Rating Window Efficiency Systems

 

When looking at different models of windows you want to be cognizant of the rating that the manufacturer applies. That rating will either be a “U Value” which gives an indication of that windows tendency to transfer heat either in or out, or by an “R Value” which describes the windows resistance to transferring heat in or out.

U-Values are a measure of heat conductance

R-Values are a measure of heat flow resistance

 

If a window's R-value is high, it will lose less heat than one with a lower R-value. Conversely, if a window's U-value is low, it will lose less heat than one with a higher U-value. In other words, U-values are the reciprocals of R-values (U-values = 1/R-value). NOTE: Most window manufacturers use R-values in rating their windows.

Usually, window R-values range from 0.9 to 3.0 (U-values range from 1.1 to 0.3), but some highly energy-efficient exceptions also exist.
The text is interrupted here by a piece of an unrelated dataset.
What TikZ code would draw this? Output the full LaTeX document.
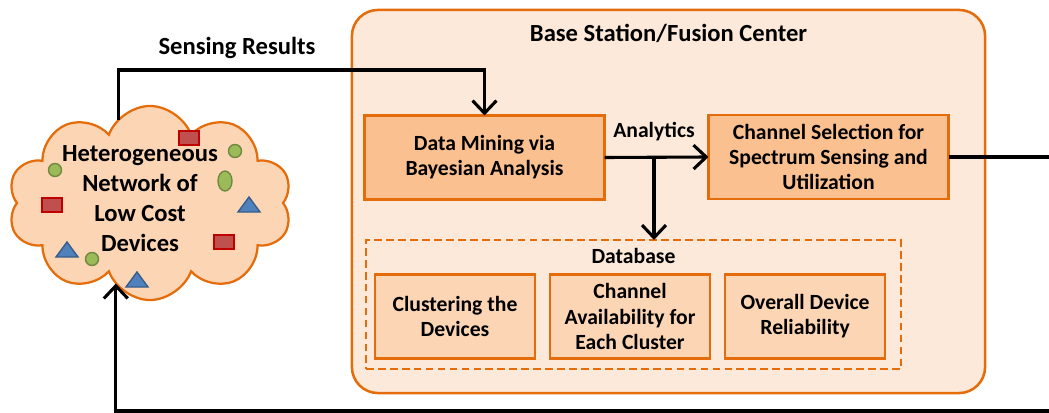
\documentclass[tikz,border=0pt]{standalone}
\usepackage{fontspec}
\setmainfont{Carlito}
\usepackage{tikz}
\usetikzlibrary{positioning,shapes.symbols,arrows.meta}
\definecolor{edgeorange}{HTML}{E46C0A}
\definecolor{stationfill}{HTML}{FDE9D9}
\definecolor{blockfill}{HTML}{FAC090}
\definecolor{dbfill}{HTML}{FCD5B5}
\definecolor{devred}{HTML}{C0504D}
\definecolor{devredline}{HTML}{C00000}
\definecolor{devgreen}{HTML}{9BBB59}
\definecolor{devgreenline}{HTML}{71893F}
\definecolor{devblue}{HTML}{4F81BD}
\definecolor{devblueline}{HTML}{385D8A}

\begin{document}
\begin{tikzpicture}[x=0.025cm,y=-0.025cm,outer sep=0pt,inner sep=2pt,node distance=0.375cm]
        \tikzset{block/.style={align=center,shape=rectangle,draw=edgeorange,line width=1.6pt,fill=blockfill,minimum width=6cm,minimum height=2.1cm,font=\bfseries\fontsize{15.4}{17.8}\selectfont}}
        \tikzset{dbfield/.style={block,fill=dbfill,minimum width=4cm,minimum height=2.1cm}}
        \tikzset{lbl/.style={font=\bfseries\fontsize{15.4}{17.8}\selectfont}}
        \tikzset{biglbl/.style={align=center,font=\bfseries\fontsize{17.5}{21.3}\selectfont}}
        \tikzset{flow/.style={line width=2.2pt,-{Straight Barb[length=9pt,width=17pt,line width=2.2pt]}}}

        \useasboundingbox (0,0) rectangle (1049,413);

        % base station
        \node [draw=edgeorange,line width=1.8pt,fill=stationfill,rounded corners=0.65cm,minimum width=15.825cm,minimum height=9.575cm] (station) at (668.5,201.5) {};
        \node [biglbl,below=0.29cm of station.north] (stationtitle) {Base Station/Fusion Center};

        \node [block] (mining) at (484.5,157.5) {Data Mining via\\Bayesian Analysis};
        \node [block] (selection) at (828.5,157) {Channel Selection for\\Spectrum Sensing and\\Utilization};
        \node [lbl] (analytics) at (654,132) {Analytics};

        % database
        \node [draw=edgeorange,dash pattern=on 5.5pt off 3pt,line width=1.8pt,minimum width=13.375cm,minimum height=3.225cm] (database) at (633.5,304.5) {};
        \node [lbl,below=0.15cm of database.north] (dblabel) {Database};
        \node [dbfield] (clustering) at (455,316.5) {Clustering the\\Devices};
        \node [dbfield,right=of clustering] (availability) {Channel\\Availability for\\Each Cluster};
        \node [dbfield,right=of availability] (reliability) {Overall Device\\Reliability};

        % devices
        \node [cloud,cloud puffs=10,cloud puff arc=140,draw=edgeorange,fill=dbfill,line width=1.6pt,aspect=1.46,minimum width=7.1cm,minimum height=4.85cm] (network) at (150,203) {};
        \node [biglbl] (networktext) at (140,199) {Heterogeneous\\Network of\\Low Cost\\Devices};
        \foreach \x/\y in {189/138, 52/205, 224/242}
            \draw [fill=devred,draw=devredline,line width=1pt] (\x-10,\y-7) rectangle (\x+10,\y+7);
        \foreach \x/\y in {235/151, 55/170, 92/259}
            \draw [fill=devgreen,draw=devgreenline,line width=1pt] (\x,\y) circle (6.5);
        \draw [fill=devgreen,draw=devgreenline,line width=1pt] (225,181) ellipse (7 and 10);
        \foreach \x/\y in {249/205, 67/250, 137/280}
            \draw [fill=devblue,draw=devblueline,line width=1pt] (\x,\y-8) -- (\x+11,\y+7) -- (\x-11,\y+7) -- cycle;

        % connectors
        \node [biglbl] (sensing) at (237,48) {Sensing Results};
        \coordinate (srtop) at (116,70);
        \coordinate (split) at (654,157.5);
        \coordinate (loop) at (1053,411);
        \draw [flow] (network.111) -- (network.111 |- srtop) -| (mining.north);
        \draw [flow] (mining.east) -- (selection.west);
        \draw [flow] (split) -- (split |- database.north);
        \draw [flow] (selection.east) -- (selection.east -| loop) -- (loop) -| (network.247);
\end{tikzpicture}
\end{document}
When comparing different windows, you should ensure that all U- or R-values listed by manufacturers:

  • Are based on current standards set by the American Society of Heating, Refrigeration, and Air-conditioning Engineers (ASHRAE)
  • Are calculated for the entire window, including the frame, and not just for the center of the glass
  • Represent the same size and style of window

5 factors affecting the R-value of windows

  1. The type of glazing material (e.g., glass, plastic, treated glass)
  2. The number of layers of glass
  3. The size of the air space between the layers of glass
  4. The thermal resistance of conductance of the frame and spacer materials
  5. The "tightness" of the installation (i.e., air leaks-- see previous discussion).